Si étranges que fussent de pareils bruits, le malheureux ecclésiastique qu’ils atteignaient se vit obligé de réclamer deux fois des tribunaux justice contre ses calomniateurs obstinés, et, quoiqu’il demeurât à la suite de ces jugemens parfaitement établi que la bourse remise à un officier était la propriété de cet officier lui -même, et que ce dernier n’avait été dans aucun moment ni dans aucun lieu préposé à la garde de M. de La Chalotais, l’abbé Clemenceau, malgré l’honorabilité d’une longue vie, se vit obligé d’inonder la province de mémoires justificatifs ! pour conserver intact l’honneur de ses cheveux blancs. C’était là un signe du temps, car le plus sûr thermomètre de l’exaltation publique, c’est le degré de crédulité qu’elle peut atteindre.
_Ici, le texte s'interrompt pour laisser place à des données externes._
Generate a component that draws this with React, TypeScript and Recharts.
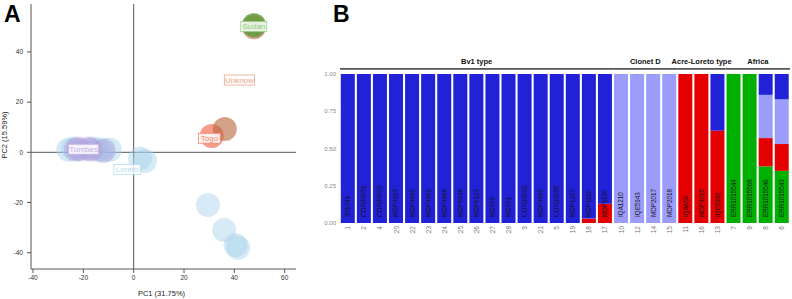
import React from 'react'
import {
  ScatterChart,
  Scatter,
  XAxis,
  YAxis,
  ReferenceLine,
  BarChart,
  Bar,
  ReferenceArea,
} from 'recharts'

// Panel A: PCA scores
const loretoPC1 = [-26, -24, -21, -16, -14, -12, -9.5, 2.5, 4.5, 29.5, 36, 40.5, 41.5]
const loretoPC2 = [1, 1.5, 1, 1.5, 1, 1, 1, -2.5, -3.5, -21, -31, -37, -38]
const tumbesPC1 = [-23, -22, -18, -17, -12]
const tumbesPC2 = [1, 1.5, 1.5, 1, 0.5]
const togoPC1 = [31]
const togoPC2 = [6.5]
const unknownPC1 = [36.2, 47.8]
const unknownPC2 = [9.3, 49.8]
const sudanPC1 = [47.8]
const sudanPC2 = [50.6]

const groupLabels = ['Tumbes', 'Loreto', 'Togo', 'Unknow', 'Sudan']
const labelPC1 = [-19.9, -2.6, 30.1, 42, 47.7]
const labelPC2 = [1.2, -6.8, 5.6, 28.8, 50.1]
const labelColors = ['#c4b0e6', '#b3daee', '#f4846c', '#e9a189', '#93cf83']

const xTicksA = [-40, -20, 0, 20, 40, 60]
const yTicksA = [-40, -20, 0, 20, 40]

// Panel B: ancestry proportions (bottom -> top: green, red, light, blue)
const sampleIds = ['1', '2', '4', '20', '22', '23', '24', '25', '26', '27', '28', '3', '21', '5', '19', '18', '17', '10', '12', '14', '15', '11', '16', '13', '7', '9', '8', '6']
const sampleNames = ['301049', 'COR20001', 'COR20003', 'MDP3823', 'MDP3895', 'MDP3962', 'MDP3988', 'MDP5048', 'MDP6123', 'MD760', 'MD761', 'COR20002', 'MDP3860', 'COR20005', 'MDP1207', 'MDP1110', 'MDP1120', 'IQA1210', 'IQE5943', 'MDP2017', 'MDP2018', 'IQA656', 'MDP3015', 'IQE5992', 'ERR1015544', 'ERR1015568', 'ERR1015546', 'ERR1015543']
const green = [0, 0, 0, 0, 0, 0, 0, 0, 0, 0, 0, 0, 0, 0, 0, 0, 0, 0, 0, 0, 0, 0, 0, 0, 1, 1, 0.38, 0.35]
const red = [0, 0, 0, 0, 0, 0, 0, 0, 0, 0, 0, 0, 0, 0, 0, 0.03, 0.13, 0, 0, 0, 0, 1, 1, 0.62, 0, 0, 0.19, 0.18]
const light = [0, 0, 0, 0, 0, 0, 0, 0, 0, 0, 0, 0, 0, 0, 0, 0, 0, 1, 1, 1, 1, 0, 0, 0, 0, 0, 0.29, 0.3]
const blue = [1, 1, 1, 1, 1, 1, 1, 1, 1, 1, 1, 1, 1, 1, 1, 0.97, 0.87, 0, 0, 0, 0, 0, 0, 0.38, 0, 0, 0.14, 0.17]

const groupNames = ['Bv1 type', 'Clonet D', 'Acre-Loreto type', 'Africa']
const groupFirst = ['1', '10', '11', '7']
const groupLast = ['17', '15', '13', '6']
const yTicksB = [0, 0.25, 0.5, 0.75, 1]

const FONT = '"Liberation Sans", Arial, sans-serif'

const narrow = 'ilrtfj.-'
function textWidth(s: string, size: number) {
  let w = 0
  for (const c of s) w += narrow.includes(c) ? 0.3 : c === c.toUpperCase() && c !== ' ' ? 0.62 : 0.53
  return w * size
}

const dot = (fill: string, opacity: number) => (props: any) => (
  <circle cx={props.cx} cy={props.cy} r={12} fill={fill} fillOpacity={opacity} />
)

const labelBox = (props: any) => {
  const { cx, cy, payload } = props
  const w = textWidth(payload.name, 8) + 4
  return (
    <g>
      <rect x={cx - w / 2} y={cy - 5} width={w} height={10} fill="#fff" fillOpacity={0.85} stroke={payload.color} strokeWidth={0.8} />
      <text x={cx} y={cy} dy="0.35em" textAnchor="middle" fontSize={8} fontFamily={FONT} fill={payload.color}>
        {payload.name}
      </text>
    </g>
  )
}

const sampleTick = (props: any) => {
  const { x, y, payload } = props
  const name = sampleNames[sampleIds.indexOf(payload.value)]
  return (
    <g>
      <text transform={`rotate(-90 ${x} ${y + 3})`} x={x} y={y + 3} dy="0.35em" textAnchor="end" fontSize={6.5} fontFamily={FONT} fill="#777">
        {payload.value}
      </text>
      <text transform={`rotate(-90 ${x} ${y - 6})`} x={x} y={y - 6} dy="0.35em" textAnchor="start" fontSize={6.3} fontFamily={FONT} fill="#151515">
        {name}
      </text>
    </g>
  )
}

const letterStyle: React.CSSProperties = { position: 'absolute', top: 2, fontSize: 23, lineHeight: '24px', fontWeight: 'bold', fontFamily: FONT }
const titleStyle: React.CSSProperties = { position: 'absolute', width: 100, textAlign: 'center', fontSize: 7.5, lineHeight: '10px', color: '#222', fontFamily: FONT }

export default function App() {
  const pts = (xs: number[], ys: number[]) => xs.map((x, i) => ({ x, y: ys[i] }))
  const labels = groupLabels.map((name, i) => ({ x: labelPC1[i], y: labelPC2[i], name, color: labelColors[i] }))
  const bars = sampleIds.map((id, i) => ({ id, green: green[i], red: red[i], light: light[i], blue: blue[i] }))

  const axisTick = { fontSize: 6.5, fill: '#333', fontFamily: FONT }

  return (
    <div style={{ position: 'absolute', left: 0, top: 0, width: 792, height: 299, background: '#fff', fontFamily: FONT }}>
      <div style={{ position: 'absolute', left: 0, top: 0 }}>
        <ScatterChart width={300} height={299} margin={{ top: 4, right: 4, bottom: 0, left: 0 }}>
          <XAxis
            type="number"
            dataKey="x"
            domain={[-40.8, 64.5]}
            ticks={xTicksA}
            allowDataOverflow
            height={30}
            stroke="#555"
            tickSize={4}
            tickMargin={2}
            tick={axisTick}
          />
          <XAxis xAxisId="top" orientation="top" type="number" domain={[-40.8, 64.5]} ticks={xTicksA} allowDataOverflow height={0} stroke="#555" tickSize={4} tick={false} />
          <YAxis
            type="number"
            dataKey="y"
            domain={[-46.5, 59.1]}
            ticks={yTicksA}
            allowDataOverflow
            width={31}
            stroke="#555"
            tickSize={4}
            tickMargin={4}
            tick={axisTick}
          />
          <YAxis yAxisId="right" orientation="right" type="number" domain={[-46.5, 59.1]} ticks={yTicksA} allowDataOverflow width={0} stroke="#555" tickSize={4} tick={false} />
          <ReferenceLine x={0} stroke="#555" />
          <ReferenceLine y={0} stroke="#555" />
          <Scatter data={pts(loretoPC1, loretoPC2)} shape={dot('#a3d0e8', 0.45)} isAnimationActive={false} />
          <Scatter data={pts(tumbesPC1, tumbesPC2)} shape={dot('#b09cdb', 0.42)} isAnimationActive={false} />
          <Scatter data={pts(togoPC1, togoPC2)} shape={dot('#f47a62', 0.75)} isAnimationActive={false} />
          <Scatter data={pts(unknownPC1, unknownPC2)} shape={dot('#b8623a', 0.6)} isAnimationActive={false} />
          <Scatter data={pts(sudanPC1, sudanPC2)} shape={dot('#5f9a3a', 0.85)} isAnimationActive={false} />
          <Scatter data={labels} shape={labelBox} isAnimationActive={false} />
        </ScatterChart>
      </div>

      <div style={{ position: 'absolute', left: 318, top: 0 }}>
        <BarChart width={474} height={299} data={bars} margin={{ top: 74, right: 2, bottom: 0, left: 0 }} barCategoryGap="5%">
          <YAxis
            domain={[0, 1]}
            ticks={yTicksB}
            width={22}
            axisLine={false}
            tickLine={false}
            tickSize={0}
            tickMargin={4}
            tick={{ fontSize: 6, fill: '#888', fontFamily: FONT }}
            tickFormatter={(v: number) => v.toFixed(2)}
          />
          <Bar dataKey="green" stackId="a" fill="#00b000" isAnimationActive={false} />
          <Bar dataKey="red" stackId="a" fill="#e40000" isAnimationActive={false} />
          <Bar dataKey="light" stackId="a" fill="#9c9cfb" isAnimationActive={false} />
          <Bar dataKey="blue" stackId="a" fill="#2121d8" isAnimationActive={false} />
          {groupNames.map((g, i) => (
            <ReferenceArea
              key={g}
              x1={groupFirst[i]}
              x2={groupLast[i]}
              y1={1.028}
              y2={1.04}
              ifOverflow="visible"
              fill="#555"
              fillOpacity={1}
              label={{ value: g, position: 'top', offset: 4, fontSize: 7.5, fontWeight: 'bold', fill: '#111', fontFamily: FONT }}
            />
          ))}
          <XAxis dataKey="id" interval={0} height={76} axisLine={false} tickLine={false} tickSize={0} tickMargin={0} tick={sampleTick} />
        </BarChart>
      </div>

      <div style={{ ...titleStyle, left: 111.5, top: 289 }}>PC1 (31.75%)</div>
      <div style={{ ...titleStyle, left: -45, top: 130, transform: 'rotate(-90deg)' }}>PC2 (15.59%)</div>
      <div style={{ ...letterStyle, left: 4 }}>A</div>
      <div style={{ ...letterStyle, left: 333 }}>B</div>
    </div>
  )
}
Cependant rien n’avançait à Saint-Malo ni rien non plus ne se faisait à Rennes. Les magistrats de l’ordre administratif avaient dû, au bout d’un mois, abandonner les sièges du parlement[1], car

  1. Lettres patentes du 24 janvier 1766, portant révocation des pouvoirs donnés aux membres du conseil d’état afin de tenir la cour du parlement.